* _Stored data_
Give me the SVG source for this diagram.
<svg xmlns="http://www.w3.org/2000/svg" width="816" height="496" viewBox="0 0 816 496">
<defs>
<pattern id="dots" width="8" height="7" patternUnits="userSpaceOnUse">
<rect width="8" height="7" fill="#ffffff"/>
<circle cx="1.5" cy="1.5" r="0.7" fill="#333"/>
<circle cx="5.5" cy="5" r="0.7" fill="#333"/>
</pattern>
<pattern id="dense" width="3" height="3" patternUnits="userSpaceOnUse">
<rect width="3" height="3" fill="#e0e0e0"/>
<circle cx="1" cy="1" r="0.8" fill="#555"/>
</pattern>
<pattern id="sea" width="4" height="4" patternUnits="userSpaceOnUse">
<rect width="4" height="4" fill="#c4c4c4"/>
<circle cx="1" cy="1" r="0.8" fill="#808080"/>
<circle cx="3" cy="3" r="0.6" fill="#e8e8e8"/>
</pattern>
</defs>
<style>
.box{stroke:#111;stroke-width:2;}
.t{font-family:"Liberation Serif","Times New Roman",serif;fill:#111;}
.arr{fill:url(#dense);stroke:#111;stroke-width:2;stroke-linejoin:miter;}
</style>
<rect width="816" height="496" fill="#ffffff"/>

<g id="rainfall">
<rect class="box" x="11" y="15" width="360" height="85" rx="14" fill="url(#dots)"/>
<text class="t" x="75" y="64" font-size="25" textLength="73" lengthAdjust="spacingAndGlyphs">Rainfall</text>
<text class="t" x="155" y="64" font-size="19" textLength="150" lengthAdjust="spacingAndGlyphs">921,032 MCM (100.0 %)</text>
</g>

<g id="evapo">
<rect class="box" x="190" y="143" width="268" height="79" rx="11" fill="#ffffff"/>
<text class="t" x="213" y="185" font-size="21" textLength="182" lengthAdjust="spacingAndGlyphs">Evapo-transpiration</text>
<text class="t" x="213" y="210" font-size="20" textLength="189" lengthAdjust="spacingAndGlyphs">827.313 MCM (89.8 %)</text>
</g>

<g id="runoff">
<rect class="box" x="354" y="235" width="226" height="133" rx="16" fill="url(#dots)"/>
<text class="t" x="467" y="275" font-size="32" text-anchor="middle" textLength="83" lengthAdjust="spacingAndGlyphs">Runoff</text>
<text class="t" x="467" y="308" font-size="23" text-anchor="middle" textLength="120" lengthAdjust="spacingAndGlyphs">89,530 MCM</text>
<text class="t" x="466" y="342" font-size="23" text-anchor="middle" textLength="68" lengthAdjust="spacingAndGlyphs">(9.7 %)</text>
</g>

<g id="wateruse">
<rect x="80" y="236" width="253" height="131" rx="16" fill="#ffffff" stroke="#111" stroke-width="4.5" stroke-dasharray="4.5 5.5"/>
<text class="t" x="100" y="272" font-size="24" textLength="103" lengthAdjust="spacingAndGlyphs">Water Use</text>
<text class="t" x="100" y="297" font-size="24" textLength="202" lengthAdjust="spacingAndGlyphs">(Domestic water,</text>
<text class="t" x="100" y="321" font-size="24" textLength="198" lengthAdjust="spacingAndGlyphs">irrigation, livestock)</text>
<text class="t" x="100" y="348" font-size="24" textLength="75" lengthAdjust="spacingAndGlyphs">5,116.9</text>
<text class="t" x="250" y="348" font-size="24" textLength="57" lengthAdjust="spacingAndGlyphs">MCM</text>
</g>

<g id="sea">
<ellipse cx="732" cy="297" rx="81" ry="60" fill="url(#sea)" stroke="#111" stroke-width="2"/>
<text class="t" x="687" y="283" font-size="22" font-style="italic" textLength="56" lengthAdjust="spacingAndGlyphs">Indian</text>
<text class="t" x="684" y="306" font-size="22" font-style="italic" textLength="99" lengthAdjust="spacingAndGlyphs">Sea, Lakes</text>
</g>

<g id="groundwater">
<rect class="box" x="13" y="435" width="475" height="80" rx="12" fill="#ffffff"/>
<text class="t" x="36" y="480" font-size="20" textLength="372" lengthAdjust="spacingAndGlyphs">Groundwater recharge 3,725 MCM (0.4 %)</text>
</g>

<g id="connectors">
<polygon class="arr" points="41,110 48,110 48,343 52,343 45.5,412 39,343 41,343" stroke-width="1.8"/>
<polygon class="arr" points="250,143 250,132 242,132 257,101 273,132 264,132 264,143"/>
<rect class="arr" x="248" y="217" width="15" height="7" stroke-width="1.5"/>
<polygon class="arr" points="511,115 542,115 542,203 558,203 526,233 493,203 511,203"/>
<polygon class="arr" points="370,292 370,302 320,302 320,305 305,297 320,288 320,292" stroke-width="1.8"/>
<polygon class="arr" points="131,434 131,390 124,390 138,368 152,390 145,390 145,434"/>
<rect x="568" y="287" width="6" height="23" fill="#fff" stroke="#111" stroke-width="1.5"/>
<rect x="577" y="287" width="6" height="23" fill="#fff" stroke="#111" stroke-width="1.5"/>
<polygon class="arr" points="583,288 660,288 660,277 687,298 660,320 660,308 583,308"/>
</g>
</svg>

* _What is required_
Transcribe the data above in full, exactly.

* _Full answer_
Give me the SVG source for this diagram.
<svg xmlns="http://www.w3.org/2000/svg" width="816" height="496" viewBox="0 0 816 496">
<defs>
<pattern id="dots" width="8" height="7" patternUnits="userSpaceOnUse">
<rect width="8" height="7" fill="#ffffff"/>
<circle cx="1.5" cy="1.5" r="0.7" fill="#333"/>
<circle cx="5.5" cy="5" r="0.7" fill="#333"/>
</pattern>
<pattern id="dense" width="3" height="3" patternUnits="userSpaceOnUse">
<rect width="3" height="3" fill="#e0e0e0"/>
<circle cx="1" cy="1" r="0.8" fill="#555"/>
</pattern>
<pattern id="sea" width="4" height="4" patternUnits="userSpaceOnUse">
<rect width="4" height="4" fill="#c4c4c4"/>
<circle cx="1" cy="1" r="0.8" fill="#808080"/>
<circle cx="3" cy="3" r="0.6" fill="#e8e8e8"/>
</pattern>
</defs>
<style>
.box{stroke:#111;stroke-width:2;}
.t{font-family:"Liberation Serif","Times New Roman",serif;fill:#111;}
.arr{fill:url(#dense);stroke:#111;stroke-width:2;stroke-linejoin:miter;}
</style>
<rect width="816" height="496" fill="#ffffff"/>

<g id="rainfall">
<rect class="box" x="11" y="15" width="360" height="85" rx="14" fill="url(#dots)"/>
<text class="t" x="75" y="64" font-size="25" textLength="73" lengthAdjust="spacingAndGlyphs">Rainfall</text>
<text class="t" x="155" y="64" font-size="19" textLength="150" lengthAdjust="spacingAndGlyphs">921,032 MCM (100.0 %)</text>
</g>

<g id="evapo">
<rect class="box" x="190" y="143" width="268" height="79" rx="11" fill="#ffffff"/>
<text class="t" x="213" y="185" font-size="21" textLength="182" lengthAdjust="spacingAndGlyphs">Evapo-transpiration</text>
<text class="t" x="213" y="210" font-size="20" textLength="189" lengthAdjust="spacingAndGlyphs">827.313 MCM (89.8 %)</text>
</g>

<g id="runoff">
<rect class="box" x="354" y="235" width="226" height="133" rx="16" fill="url(#dots)"/>
<text class="t" x="467" y="275" font-size="32" text-anchor="middle" textLength="83" lengthAdjust="spacingAndGlyphs">Runoff</text>
<text class="t" x="467" y="308" font-size="23" text-anchor="middle" textLength="120" lengthAdjust="spacingAndGlyphs">89,530 MCM</text>
<text class="t" x="466" y="342" font-size="23" text-anchor="middle" textLength="68" lengthAdjust="spacingAndGlyphs">(9.7 %)</text>
</g>

<g id="wateruse">
<rect x="80" y="236" width="253" height="131" rx="16" fill="#ffffff" stroke="#111" stroke-width="4.5" stroke-dasharray="4.5 5.5"/>
<text class="t" x="100" y="272" font-size="24" textLength="103" lengthAdjust="spacingAndGlyphs">Water Use</text>
<text class="t" x="100" y="297" font-size="24" textLength="202" lengthAdjust="spacingAndGlyphs">(Domestic water,</text>
<text class="t" x="100" y="321" font-size="24" textLength="198" lengthAdjust="spacingAndGlyphs">irrigation, livestock)</text>
<text class="t" x="100" y="348" font-size="24" textLength="75" lengthAdjust="spacingAndGlyphs">5,116.9</text>
<text class="t" x="250" y="348" font-size="24" textLength="57" lengthAdjust="spacingAndGlyphs">MCM</text>
</g>

<g id="sea">
<ellipse cx="732" cy="297" rx="81" ry="60" fill="url(#sea)" stroke="#111" stroke-width="2"/>
<text class="t" x="687" y="283" font-size="22" font-style="italic" textLength="56" lengthAdjust="spacingAndGlyphs">Indian</text>
<text class="t" x="684" y="306" font-size="22" font-style="italic" textLength="99" lengthAdjust="spacingAndGlyphs">Sea, Lakes</text>
</g>

<g id="groundwater">
<rect class="box" x="13" y="435" width="475" height="80" rx="12" fill="#ffffff"/>
<text class="t" x="36" y="480" font-size="20" textLength="372" lengthAdjust="spacingAndGlyphs">Groundwater recharge 3,725 MCM (0.4 %)</text>
</g>

<g id="connectors">
<polygon class="arr" points="41,110 48,110 48,343 52,343 45.5,412 39,343 41,343" stroke-width="1.8"/>
<polygon class="arr" points="250,143 250,132 242,132 257,101 273,132 264,132 264,143"/>
<rect class="arr" x="248" y="217" width="15" height="7" stroke-width="1.5"/>
<polygon class="arr" points="511,115 542,115 542,203 558,203 526,233 493,203 511,203"/>
<polygon class="arr" points="370,292 370,302 320,302 320,305 305,297 320,288 320,292" stroke-width="1.8"/>
<polygon class="arr" points="131,434 131,390 124,390 138,368 152,390 145,390 145,434"/>
<rect x="568" y="287" width="6" height="23" fill="#fff" stroke="#111" stroke-width="1.5"/>
<rect x="577" y="287" width="6" height="23" fill="#fff" stroke="#111" stroke-width="1.5"/>
<polygon class="arr" points="583,288 660,288 660,277 687,298 660,320 660,308 583,308"/>
</g>
</svg>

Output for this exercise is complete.